Murphy: I’m not optimistic in the sense of being able to stop this train right now. I think the economy already is on an unsustainable path, and we’re going to just have to grin and bear it for several years of having an awful economy. But I am optimistic that people really do seem to be interested in these ideas.

I am getting a much better hearing for the position of the Austrian School of free-market economics, a critique of the Federal Reserve. That kind of stuff, five years ago, it would only have been college students who happened to be interested in this school of thought that would e-mail me, and now I get calls from financial analyst reporters, things for mainstream publications.
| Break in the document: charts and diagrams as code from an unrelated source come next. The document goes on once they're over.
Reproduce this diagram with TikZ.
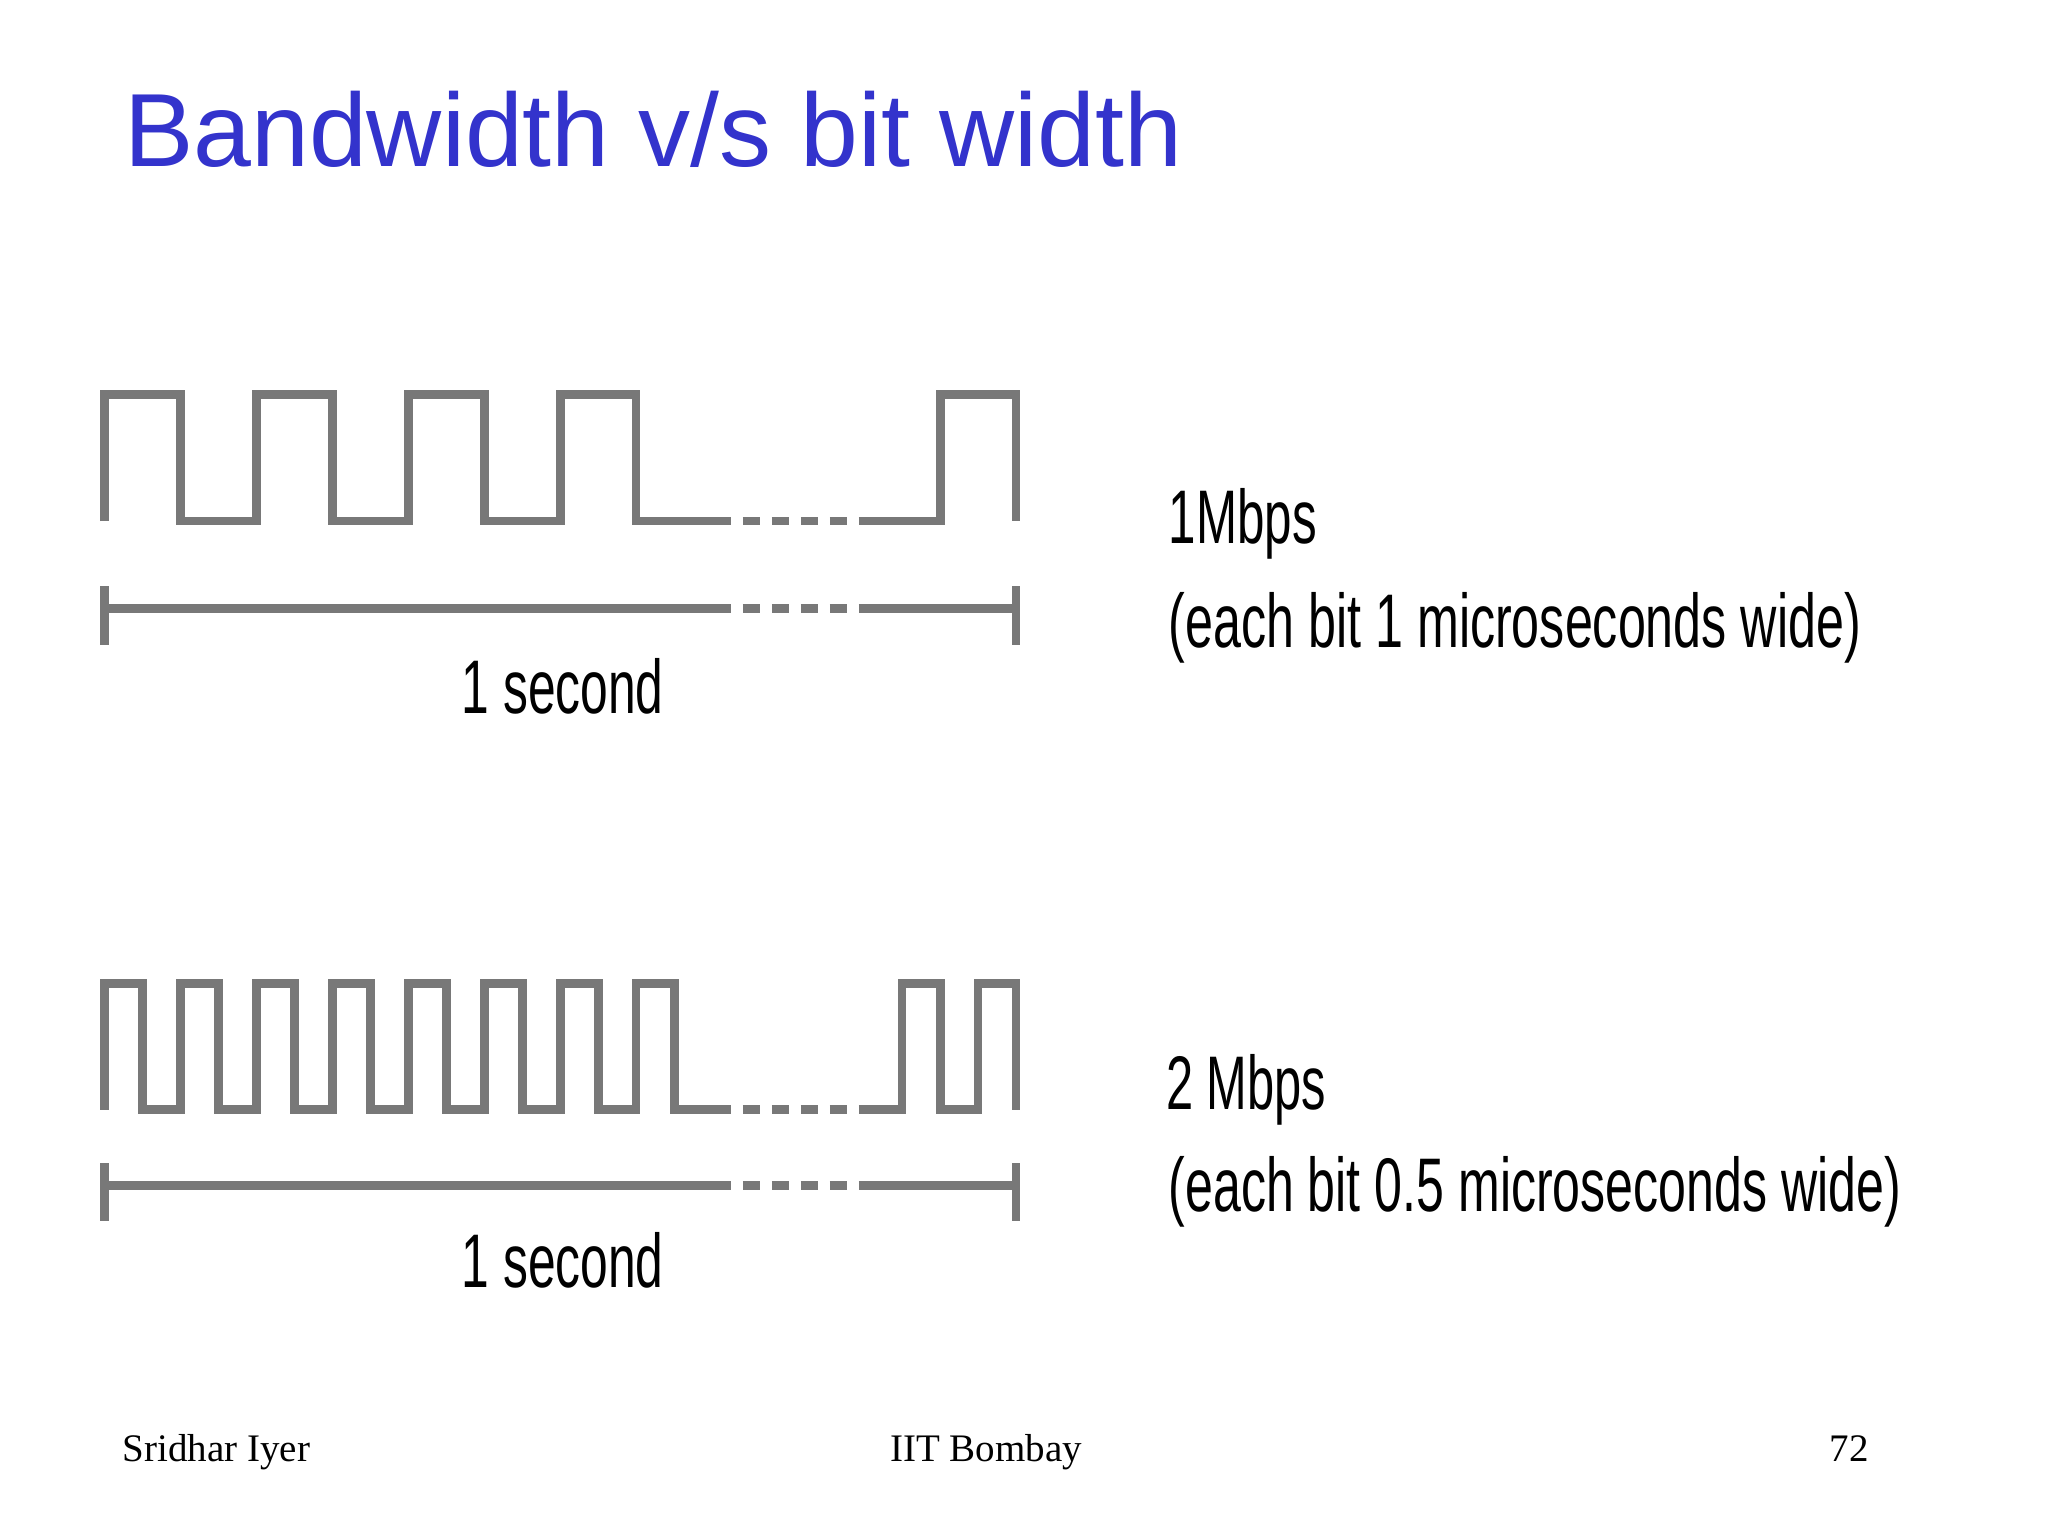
\documentclass[tikz,border=0pt]{standalone}
\usepackage{fontspec}
\setmainfont{Liberation Serif}
\newfontfamily\arialf{Liberation Sans}
\definecolor{titleblue}{RGB}{51,51,204}
\definecolor{wavegray}{RGB}{120,120,120}
\newcommand\nar[2]{\resizebox{#1}{\height}{\arialf\fontsize{38}{40}\selectfont #2}}
\begin{document}
\begin{tikzpicture}[x=0.6513pt,y=-0.6513pt,
  wave/.style={draw=wavegray,line width=4.4pt,line join=miter},
  dotted line/.style={draw=wavegray,line width=4.4pt,dash pattern=on 8.5pt off 6pt},
  lbl/.style={inner sep=0pt,anchor=base west}]
\useasboundingbox (0,0) rectangle (1572.2,1179.1);
\fill[white] (0,0) rectangle (1572.2,1179.1);
\node[lbl,text=titleblue,font=\arialf\fontsize{52}{56}\selectfont] (title) at (95,128) {Bandwidth v/s bit width};
% wave 1
\draw[wave] (80,400) -- (80,303) -- (138.3,303) -- (138.3,400) -- (196.7,400) -- (196.7,303) -- (255,303) -- (255,400) -- (313.3,400) -- (313.3,303) -- (371.7,303) -- (371.7,400) -- (430,400) -- (430,303) -- (488.3,303) -- (488.3,400) -- (548,400);
\draw[dotted line] (548,400) -- (665,400);
\draw[wave] (665,400) -- (721.7,400) -- (721.7,303) -- (780,303) -- (780,400);
\draw[wave] (80,467) -- (548,467);
\draw[dotted line] (548,467) -- (665,467);
\draw[wave] (665,467) -- (780,467);
\draw[wave] (80,450) -- (80,495);
\draw[wave] (780,450) -- (780,495);
\node[lbl,anchor=base] (sec1) at (432,548) {\nar{101pt}{1 second}};
\node[lbl] (r1) at (897,417) {\nar{74pt}{1Mbps}};
\node[lbl] (w1) at (897,497) {\nar{346pt}{(each bit 1 microseconds wide)}};
% wave 2
\draw[wave] (80,852) -- (80,755) -- (109.2,755) -- (109.2,852) -- (138.3,852) -- (138.3,755) -- (167.5,755) -- (167.5,852) -- (196.7,852) -- (196.7,755) -- (225.8,755) -- (225.8,852) -- (255,852) -- (255,755) -- (284.2,755) -- (284.2,852) -- (313.3,852) -- (313.3,755) -- (342.5,755) -- (342.5,852) -- (371.7,852) -- (371.7,755) -- (400.8,755) -- (400.8,852) -- (430,852) -- (430,755) -- (459.2,755) -- (459.2,852) -- (488.3,852) -- (488.3,755) -- (517.5,755) -- (517.5,852) -- (548,852);
\draw[dotted line] (548,852) -- (665,852);
\draw[wave] (665,852) -- (692.5,852) -- (692.5,755) -- (721.7,755) -- (721.7,852) -- (750.8,852) -- (750.8,755) -- (780,755) -- (780,852);
\draw[wave] (80,910) -- (548,910);
\draw[dotted line] (548,910) -- (665,910);
\draw[wave] (665,910) -- (780,910);
\draw[wave] (80,893) -- (80,937);
\draw[wave] (780,893) -- (780,937);
\node[lbl,anchor=base] (sec2) at (432,988) {\nar{101pt}{1 second}};
\node[lbl] (r2) at (895,852) {\nar{80pt}{2 Mbps}};
\node[lbl] (w2) at (897,930) {\nar{366pt}{(each bit 0.5 microseconds wide)}};
% footer
\node[lbl,font=\fontsize{19.5}{21}\selectfont] (f1) at (94,1122) {Sridhar Iyer};
\node[lbl,anchor=base,font=\fontsize{19.5}{21}\selectfont] (f2) at (757,1122) {IIT Bombay};
\node[lbl,anchor=base east,font=\fontsize{19.5}{21}\selectfont] (f3) at (1435,1122) {72};
\end{tikzpicture}
\end{document}
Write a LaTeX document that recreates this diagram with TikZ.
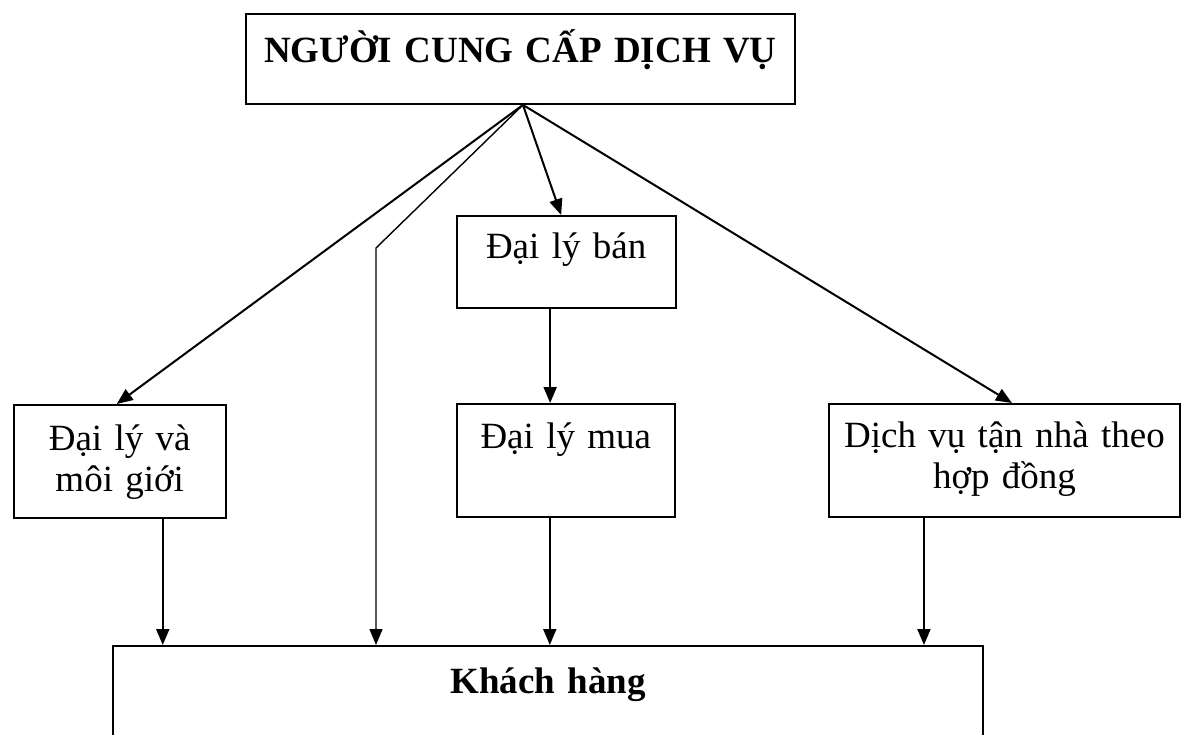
\documentclass[tikz,border=0pt]{standalone}
\usepackage{fontspec}
\setmainfont{Liberation Serif}
\usetikzlibrary{arrows.meta, positioning}
\tikzset{
  box/.style      = {rectangle, draw=black, line width=1.9pt,
                     inner xsep=0pt, inner ysep=0pt, align=center,
                     anchor=north west, font=\fontsize{37}{41}\selectfont},
  heading/.style  = {box, font=\fontsize{37}{41}\selectfont\bfseries},
  arrow/.style    = {-{Triangle[length=16pt, width=13pt]}, line width=2pt},
}

\begin{document}
\begin{tikzpicture}[x=1pt, y=-1pt]
    \useasboundingbox (0,0) rectangle (1181,735);
    \clip (0,0) rectangle (1181,735);

    % ── Top: provider ─────────────────────────────────────────────
    \node[heading, text width=549pt, text height=49pt, text depth=41pt]
      (provider) at (245,13) {NGƯỜI CUNG CẤP DỊCH VỤ};

    % ── Middle row: agents ────────────────────────────────────────
    \node[box, text width=219pt, text height=43pt, text depth=49pt]
      (seller) at (455.7,215) {Đại lý bán};

    \node[box, text width=212.4pt, text height=46pt, text depth=67pt]
      (broker) at (12.6,404) {Đại lý và\\ môi giới};

    \node[box, text width=218.3pt, text height=45pt, text depth=68pt]
      (buyer) at (455.7,403) {Đại lý mua};

    \node[box, text width=351pt, text height=44pt, text depth=69pt]
      (home) at (828,403) {Dịch vụ tận nhà theo\\ hợp đồng};

    % ── Bottom: customers ─────────────────────────────────────────
    \node[heading, text width=870pt, text height=48pt, text depth=100pt]
      (customer) at (112,645) {Khách hàng};

    % ── Arrows ────────────────────────────────────────────────────
    \coordinate (hub)        at ([xshift=2.5pt]provider.south);
    \coordinate (bend)       at (376,248);
    \coordinate (broker out) at ([xshift=43pt]broker.south);
    \coordinate (seller out) at ([xshift=-16pt]seller.south);
    \coordinate (buyer out)  at ([xshift=-16pt]buyer.south);
    \coordinate (home out)   at ([xshift=-80.5pt]home.south);

    \draw[arrow] (hub) -- ([xshift=-3pt]broker.north);
    \draw[arrow, line width=1.4pt] (hub) -- (bend) -- (bend |- customer.north);
    \draw[arrow] (hub) -- ([xshift=-5pt]seller.north);
    \draw[arrow] (hub) -- ([xshift=7.5pt]home.north);
    \draw[arrow] (seller out) -- (seller out |- buyer.north);
    \draw[arrow] (broker out) -- (broker out |- customer.north);
    \draw[arrow] (buyer out)  -- (buyer out |- customer.north);
    \draw[arrow] (home out)   -- (home out |- customer.north);

  \end{tikzpicture}
\end{document}
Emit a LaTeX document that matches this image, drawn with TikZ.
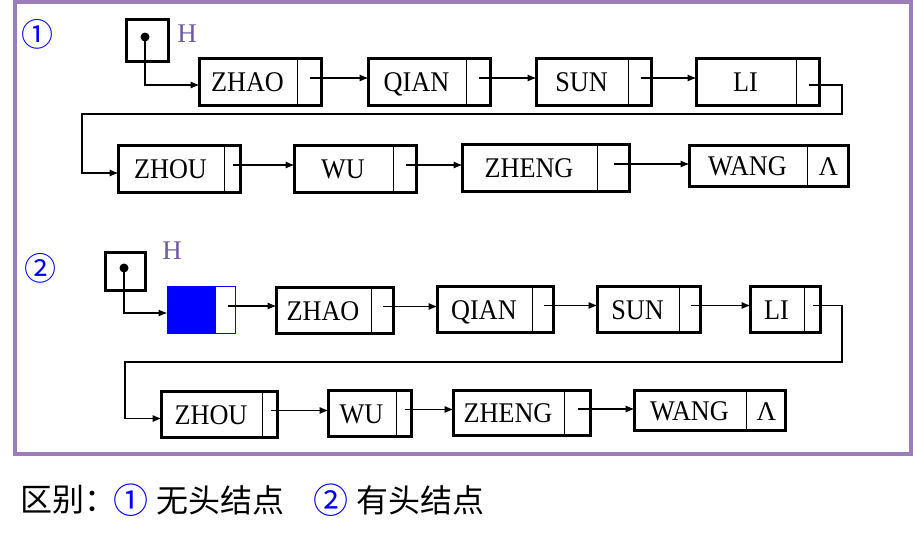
\documentclass[tikz,border=0pt]{standalone}
\usepackage{fontspec}
\setmainfont{Liberation Serif}
\newfontfamily\boxfont[FakeStretch=0.92]{Liberation Serif}
\newfontfamily\cjk{Noto Sans CJK SC}
\usetikzlibrary{arrows.meta}
\definecolor{framecol}{RGB}{155,125,185}
\definecolor{hcol}{RGB}{110,90,160}
\definecolor{numblue}{RGB}{0,0,255}
\tikzset{
  box/.style={draw, line width=3.4pt, inner sep=0pt, outer sep=0pt},
  lbl/.style={font=\boxfont\fontsize{28.5}{28.5}\selectfont, inner sep=0pt, anchor=base},
  nullmark/.style={font=\fontsize{27}{27}\selectfont, inner sep=0pt, anchor=base},
  divline/.style={line width=1pt},
  arr/.style={line width=1.2pt, -{Latex[length=9pt,width=7pt]}},
  hbox/.style={draw, line width=3.2pt, inner sep=0pt, outer sep=0pt},
  hlbl/.style={font=\fontsize{27}{27}\selectfont, text=hcol, inner sep=0pt},
  num/.style={font=\cjk\fontsize{32}{32}\selectfont, text=numblue, inner sep=0pt},
  cjktext/.style={font=\cjk\fontsize{32}{32}\selectfont, inner sep=0pt},
  cjknum/.style={font=\cjk\fontsize{35}{35}\selectfont, text=numblue, inner sep=0pt},
}
\newcommand\lnode[7]{%
  \pgfmathsetmacro\lncx{(#2+#4)/2}%
  \pgfmathsetmacro\lncy{(#3+#5)/2}%
  \pgfmathsetmacro\lntx{(#2+#6)/2}%
  \pgfmathsetmacro\lnpx{(#6+#4)/2}%
  \pgfmathsetmacro\lnw{#4-#2-3.4}%
  \pgfmathsetmacro\lnh{#5-#3-3.4}%
  \node[box, minimum width=\lnw pt, minimum height=\lnh pt] (#1) at (\lncx,\lncy) {};
  \node[lbl] (#1t) at (\lntx,\lncy+9.5) {#7};
  \draw[divline] (#6,#3) -- (#6,#5);
  \coordinate (#1p) at (\lnpx,\lncy-4);
}
\begin{document}
\begin{tikzpicture}[x=1pt,y=-1pt]
\useasboundingbox (0,0) rectangle (913,538);
% frame
\draw[framecol, line width=4pt] (15,2) rectangle (911,454);

% ===== list 1 (no head node) =====
\node[num] (n1) at (37,34) {①};
\node[hbox, minimum width=42pt, minimum height=42pt] (h1) at (147.5,40.5) {};
\coordinate (h1dot) at (145,37);
\fill (h1dot) circle (4.5);
\node[hlbl] (h1l) at (187,34) {H};

\lnode{a1}{198}{57}{323}{107}{297}{ZHAO}
\lnode{a2}{367}{57}{492}{107}{466}{QIAN}
\lnode{a3}{535}{57}{653}{107}{628}{SUN}
\lnode{a4}{695}{57}{821}{107}{796}{LI}
\lnode{b1}{117}{144}{242}{194}{224}{ZHOU}
\lnode{b2}{293}{144}{418}{194}{393}{WU}
\lnode{b3}{461}{143}{631}{193}{597}{ZHENG}
\lnode{b4}{688}{144}{850}{188}{807}{WANG}
\node[nullmark] (b4n) at (828.5,175.5) {Λ};

\draw[arr] (h1dot) |- ([yshift=-3pt]a1.west);
\draw[arr] (a1p) -- (a2.west |- a1p);
\draw[arr] (a2p) -- (a3.west |- a2p);
\draw[arr] (a3p) -- (a4.west |- a3p);
\coordinate (w1a) at (842,114);
\coordinate (w1b) at (82,114);
\draw[arr] ([yshift=-7pt]a4p) -| (w1a) -- (w1b) |- ([yshift=-4pt]b1.west);
\draw[arr] (b1p) -- (b2.west |- b1p);
\draw[arr] (b2p) -- (b3.west |- b2p);
\draw[arr] (b3p) -- (b4.west |- b3p);

% ===== list 2 (with head node) =====
\node[num] (n2) at (40,268) {②};
\node[hbox, minimum width=40pt, minimum height=38pt] (h2) at (125.5,271.5) {};
\coordinate (h2dot) at (124,268);
\fill (h2dot) circle (4.5);
\node[hlbl] (h2l) at (172,251) {H};

\node[draw=numblue, line width=1pt, inner sep=0pt, outer sep=0pt,
      minimum width=68pt, minimum height=47pt,
      path picture={\fill[numblue] (path picture bounding box.south west) rectangle ([xshift=-20pt]path picture bounding box.north east);}]
      (hn) at (201.5,310) {};
\coordinate (hnp) at (228,306);

\lnode{c1}{275}{286}{395}{335}{371}{ZHAO}
\lnode{c2}{436}{285}{555}{334}{532}{QIAN}
\lnode{c3}{596}{285}{702}{334}{679}{SUN}
\lnode{c4}{749}{285}{822}{334}{804}{LI}
\lnode{d1}{160}{390}{279}{439}{262}{ZHOU}
\lnode{d2}{327}{389}{413}{438}{396}{WU}
\lnode{d3}{452}{389}{592}{437}{564}{ZHENG}
\lnode{d4}{633}{389}{787}{432}{746}{WANG}
\node[nullmark] (d4n) at (766.5,420) {Λ};

\draw[arr] (h2dot) |- ([yshift=-3pt]hn.west);
\draw[arr] (hnp) -- (c1.west |- hnp);
\draw[arr] (c1p) -- (c2.west |- c1p);
\draw[arr] (c2p) -- (c3.west |- c2p);
\draw[arr] (c3p) -- (c4.west |- c3p);
\coordinate (w2a) at (842,362);
\coordinate (w2b) at (125,362);
\draw[arr] (c4p) -| (w2a) -- (w2b) |- ([yshift=-4pt]d1.west);
\draw[arr] (d1p) -- (d2.west |- d1p);
\draw[arr] (d2p) -- (d3.west |- d2p);
\draw[arr] (d3p) -- (d4.west |- d3p);

% ===== caption =====
\node[cjktext, anchor=west] (t1) at (20,500) {区别：};
\node[cjknum] (t2) at (131,500) {①};
\node[cjktext, anchor=west] (t3) at (156,500) {无头结点};
\node[cjknum] (t4) at (331,500) {②};
\node[cjktext, anchor=west] (t5) at (356,500) {有头结点};
\end{tikzpicture}
\end{document}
Because a lot of people are realizing that the guys on CNBC don’t know what they’re talking about, and when Ben Bernanke gets up and testifies before Congress, they know he’s either lying or he doesn’t know what he’s talking about.

And so I think there is this cynicism, and people are looking about for a different explanation, a different paradigm, and that’s where the Austrian School of ideas comes in. So I do think things are going to be bad, but people will at least know what happened, years from now.